Yep, I know that’s an insect, an annoying little insect. Wikipedia says katydids disguise themselves brilliantly as dead rotting leaves complete with holes in them.
I do strain for metaphors once in a while, but an HOA manager in Katy, Texas, disguised himself as a worthless piece of dead, rotting debris when he decided to steal a million dollars from his neighbors. 34 year old Taggert Mayfield pleaded guilty to money laundering, scoffing at his fiduciary dutues, and bald-faced theft from homeowners who profoundly trusted him.
Many of those homeowners were elderly and had saved all their lives to buy their retirement homes. Mayfield, who owned Arrow Management Company did lots of business in Fort Bend andHarris Counties. An Assistant D.A. says Mayfield was really “living the dream,” as a parasite sucking the life blood out of his neighbors’ financial dreams. He devestated a number of helpless homeowners, who will never again see the American HOA movement the way they once did.
Don’t think for a second, though, that Mayfield is alone. And don’t think that Las Vegas homeowners are alone as they struggle to recuperate from a hundred million dollar swindle the feds are still investigating in Nevada.

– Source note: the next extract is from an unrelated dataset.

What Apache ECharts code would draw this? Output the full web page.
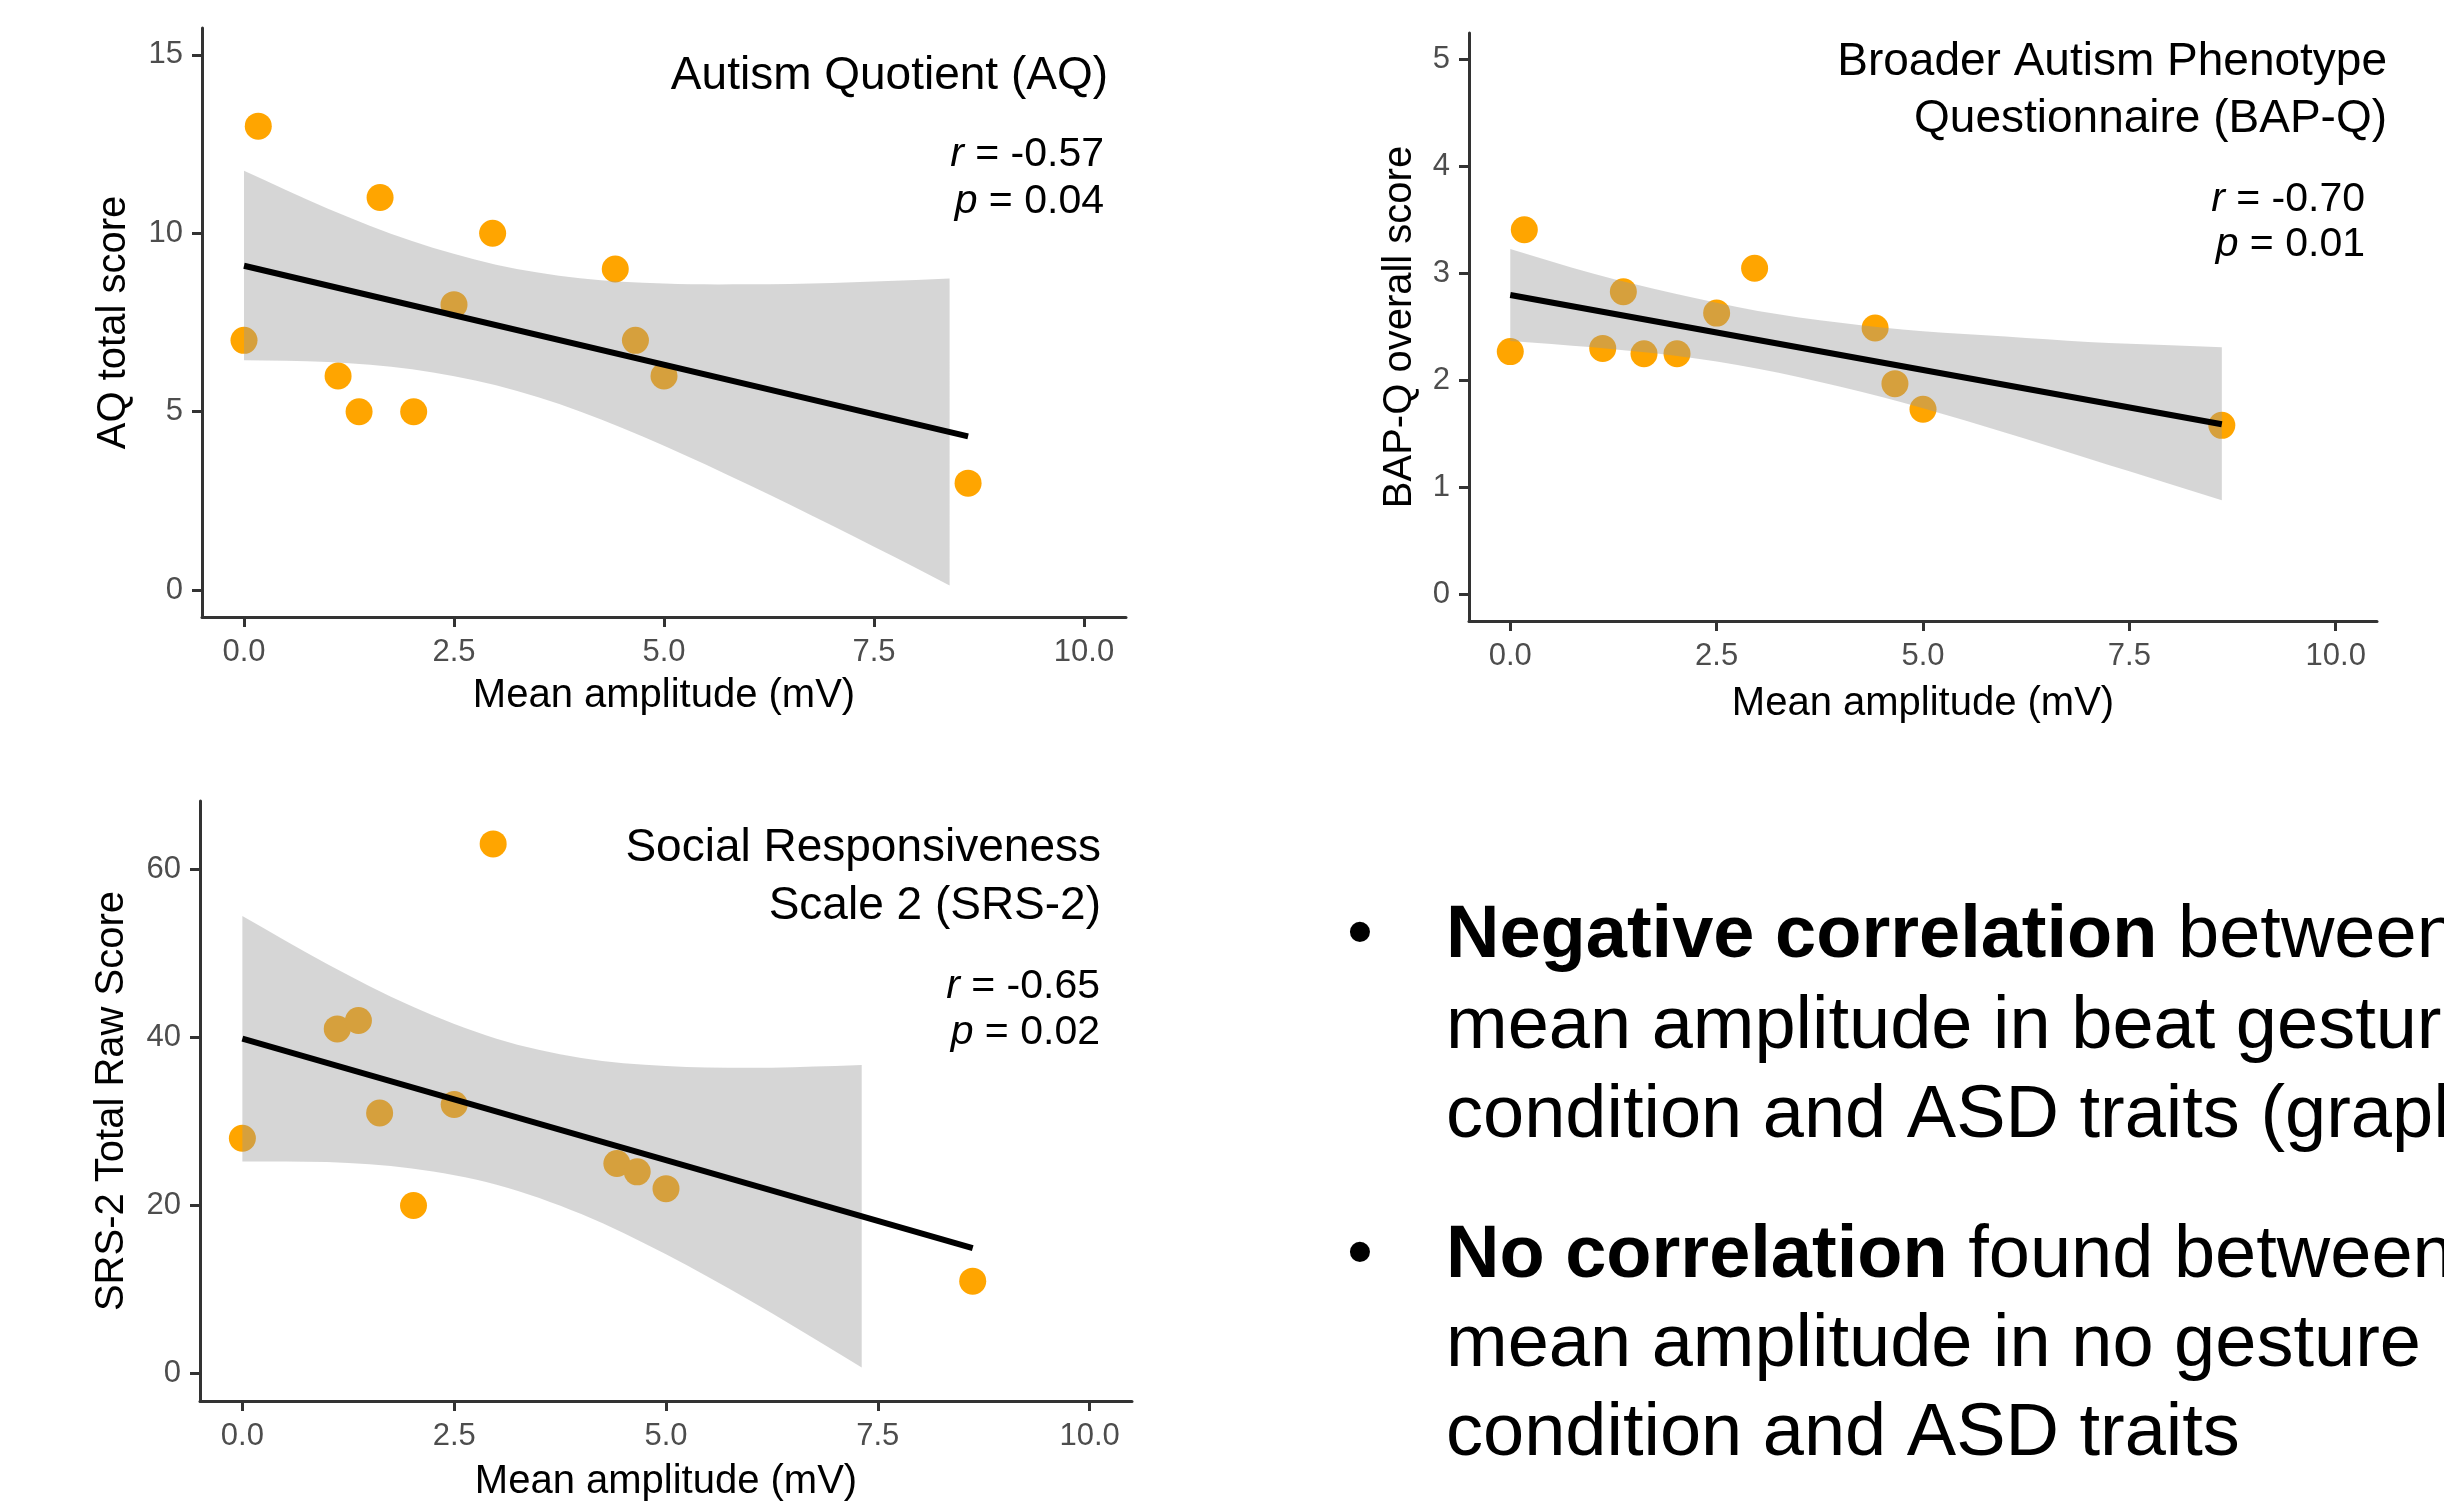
<!DOCTYPE html>
<html>
<head>
<meta charset="utf-8">
<title>Mean amplitude and ASD traits</title>
<script src="https://cdn.jsdelivr.net/npm/echarts@6/dist/echarts.min.js"></script>
<style>
  html, body { margin: 0; padding: 0; background: #fff; }
  #chart { width: 2444px; height: 1503px; }
</style>
</head>
<body>
<div id="chart"></div>
<script>
// mean amplitude (mV) of each participant, shared by the panels
const amplitude = [0, 0.17, 1.12, 1.37, 1.62, 2.02, 2.5, 2.96, 4.42, 4.66, 5.0, 8.62]
const aqScores = [7, 13, 6, 5, 11, 5, 8, 10, 9, 7, 6, 3]
const bapqScores = [2.27, 3.41, 2.30, 2.83, 2.25, 2.25, 2.63, 3.05, 2.49, 1.97, 1.73, 1.58]
// SRS-2: the 0.17 mV participant lies above the axis limit, so only 11 points
const srsAmplitude = [0, 1.12, 1.37, 1.62, 2.02, 2.5, 2.96, 4.42, 4.66, 5.0, 8.62]
const srsScores = [28, 41, 42, 31, 20, 32, 63, 25, 24, 22, 11]

// fitted line end points
const fitX = [0, 8.62]
const aqFit = [9.09, 4.31]
const bapqFit = [2.80, 1.59]
const srsFit = [39.83, 14.93]

// confidence band
const aqBandX = [0, 1, 2, 3, 4, 5, 6, 7, 8, 8.4]
const aqLower = [6.44, 6.39, 6.19, 5.74, 5.01, 4.05, 2.96, 1.81, 0.62, 0.13]
const aqUpper = [11.75, 10.69, 9.78, 9.12, 8.74, 8.59, 8.57, 8.61, 8.69, 8.73]
const bapqBandX = [0, 1, 2, 3, 4, 5, 6, 7, 8, 8.62]
const bapqLower = [2.37, 2.31, 2.23, 2.11, 1.94, 1.74, 1.51, 1.27, 1.03, 0.88]
const bapqUpper = [3.23, 3.00, 2.81, 2.65, 2.54, 2.46, 2.41, 2.36, 2.33, 2.31]
const srsBandX = [0, 1, 2, 3, 4, 5, 6, 7, 7.31]
const srsLower = [25.24, 25.16, 24.41, 22.48, 18.99, 14.20, 8.63, 2.63, 0.72]
const srsUpper = [54.42, 48.72, 43.69, 39.84, 37.55, 36.58, 36.37, 36.59, 36.70]

// tick labels
const xTicks = [0, 2.5, 5, 7.5, 10]
const aqTicks = [0, 5, 10, 15]
const bapqTicks = [0, 1, 2, 3, 4, 5]
const srsTicks = [0, 20, 40, 60]

const fontFamily = '"Liberation Sans", Arial, Helvetica, sans-serif'
const zip = (xs, ys) => xs.map((x, i) => [x, ys[i]])

const myChart = echarts.init(document.getElementById('chart'))

const axisLine = { show: true, onZero: false, lineStyle: { color: '#333', width: 3 } }

const xAxisFor = (gridIndex, nameGap) => ({
  type: 'value',
  gridIndex,
  min: -0.5,
  max: 10.5,
  name: 'Mean amplitude (mV)',
  nameLocation: 'middle',
  nameGap,
  nameTextStyle: { fontSize: 40, color: '#000', fontFamily },
  axisLine,
  axisTick: { show: true, length: 10, customValues: xTicks, lineStyle: { color: '#333', width: 3 } },
  axisLabel: { customValues: xTicks, formatter: v => v.toFixed(1), fontSize: 31, color: '#4d4d4d', fontFamily, margin: 20 },
  splitLine: { show: false }
})

const yAxisFor = (gridIndex, name, min, max, ticks, nameGap) => ({
  type: 'value',
  gridIndex,
  min,
  max,
  name,
  nameLocation: 'middle',
  nameGap,
  nameTextStyle: { fontSize: 40, color: '#000', fontFamily },
  axisLine,
  axisTick: { show: true, length: 10, customValues: ticks, lineStyle: { color: '#333', width: 3 } },
  axisLabel: { customValues: ticks, formatter: v => String(v), fontSize: 31, color: '#4d4d4d', fontFamily, margin: 19 },
  splitLine: { show: false }
})

// points, then the grey band on top of them, then the fitted line
const panelSeries = (idx, xs, ys, bandX, lower, upper, fit) => [
  {
    type: 'scatter',
    xAxisIndex: idx,
    yAxisIndex: idx,
    data: zip(xs, ys),
    symbolSize: 27,
    itemStyle: { color: '#FFA500', opacity: 1 },
    z: 2,
    silent: true
  },
  {
    type: 'custom',
    xAxisIndex: idx,
    yAxisIndex: idx,
    data: [[bandX[0], lower[0]]],
    z: 3,
    silent: true,
    renderItem: (params, api) => {
      const top = bandX.map((x, i) => api.coord([x, upper[i]]))
      const bottom = bandX.map((x, i) => api.coord([x, lower[i]])).reverse()
      // every corner doubled so the smoothing keeps the ends square
      const points = [top[0]].concat(top, [top[top.length - 1]], [bottom[0]], bottom, [bottom[bottom.length - 1]])
      return {
        type: 'polygon',
        shape: { points, smooth: 0.33 },
        style: { fill: 'rgba(153,153,153,0.4)' }
      }
    }
  },
  {
    type: 'line',
    xAxisIndex: idx,
    yAxisIndex: idx,
    data: zip(fitX, fit),
    symbol: 'none',
    lineStyle: { color: '#000', width: 6 },
    z: 4,
    silent: true
  }
]

const textEl = (text, x, y, fontSize, align) => ({
  type: 'text',
  x,
  y,
  silent: true,
  style: {
    text,
    fontSize,
    fontFamily,
    fill: '#000',
    align,
    verticalAlign: 'middle',
    rich: {
      i: { fontStyle: 'italic', fontSize, fontFamily, fill: '#000' },
      b: { fontWeight: 'bold', fontSize, fontFamily, fill: '#000' }
    }
  }
})

myChart.setOption({
  backgroundColor: '#fff',
  animation: false,
  grid: [
    { left: 202, top: 28, width: 924, height: 589 },
    { left: 1469, top: 33, width: 908, height: 588 },
    { left: 200, top: 801, width: 932, height: 605 }
  ],
  xAxis: [xAxisFor(0, 59), xAxisFor(1, 63), xAxisFor(2, 61)],
  yAxis: [
    yAxisFor(0, 'AQ total score', -0.75, 15.75, aqTicks, 68),
    yAxisFor(1, 'BAP-Q overall score', -0.25, 5.25, bapqTicks, 49),
    yAxisFor(2, 'SRS-2 Total Raw Score', -3.25, 68.1, srsTicks, 68)
  ],
  series: [
    ...panelSeries(0, amplitude, aqScores, aqBandX, aqLower, aqUpper, aqFit),
    ...panelSeries(1, amplitude, bapqScores, bapqBandX, bapqLower, bapqUpper, bapqFit),
    ...panelSeries(2, srsAmplitude, srsScores, srsBandX, srsLower, srsUpper, srsFit)
  ],
  graphic: [
    textEl('Autism Quotient (AQ)', 1108, 76, 46, 'right'),
    textEl('{i|r} = -0.57', 1104, 155, 41, 'right'),
    textEl('{i|p} = 0.04', 1104, 202, 41, 'right'),

    textEl('Broader Autism Phenotype', 2387, 62, 46, 'right'),
    textEl('Questionnaire (BAP-Q)', 2387, 119, 46, 'right'),
    textEl('{i|r} = -0.70', 2365, 200, 41, 'right'),
    textEl('{i|p} = 0.01', 2365, 245, 41, 'right'),

    textEl('Social Responsiveness', 1101, 848, 46, 'right'),
    textEl('Scale 2 (SRS-2)', 1101, 906, 46, 'right'),
    textEl('{i|r} = -0.65', 1100, 987, 41, 'right'),
    textEl('{i|p} = 0.02', 1100, 1033, 41, 'right'),

    textEl('•', 1360, 937, 74, 'center'),
    textEl('{b|Negative correlation} between', 1446, 937, 74, 'left'),
    textEl('mean amplitude in beat gesture', 1446, 1028, 74, 'left'),
    textEl('condition and ASD traits (graphs)', 1446, 1117, 74, 'left'),
    textEl('•', 1360, 1257, 74, 'center'),
    textEl('{b|No correlation} found between', 1446, 1257, 74, 'left'),
    textEl('mean amplitude in no gesture', 1446, 1346, 74, 'left'),
    textEl('condition and ASD traits', 1446, 1435, 74, 'left')
  ]
})
</script>
</body>
</html>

No, folks, this kind of raw theft is going on in cities across the country. When an HOA demands total trust but refuses to install any safety checks, the HOA board officers are absolutely as guilty as the embezzlers. When lawyers are hired to suppress any protests by suffering homeowners, there’s something evil going on beneath the surface.
35 years in the slammer! That’s what a judge handed out to Taggert Mayfield, a property manager who stole about two million dollars from a number of HOAs he managed. Rarely, kind readers, rarely will you ever see this kind of a sentence given to someone who steals from his neighbors. More often, it’s a wrist slap and a restitution order that never gets paid.
But 35 years! Homeowners in Houston ought to be out in the streets celebrating!
The term “Homeowner Association” is almost synonymous with embezzlement. If you spent a month of Sundays on Google you could never track down all the stories of HOA embezzlement. The American HOA system rewards them, its lawyers cavort in the shower of dollars, the property managers take vacations to places most of us will never see. While homeowners pay higher and higher dues, while front entrances decay, and neighborhood swimming pools turn a bilious green, the word “embezzlement” is sort of like an employee benefit. “Help wanted. Property Management Company needs another manager. Free soda, medical marijuana, and all you can skim from the homeowners. People with ethics need not apply.”
35 years! These neighbors, of course, are going to have to pass millions of dollars worth of special assessments which could cost a lot of people their homes. The elderly and the disabled will suffer enormously. It’ll be tough for them to celebrate this judgment. Still, it might be a slight warning to other HOA embezzlers across the country.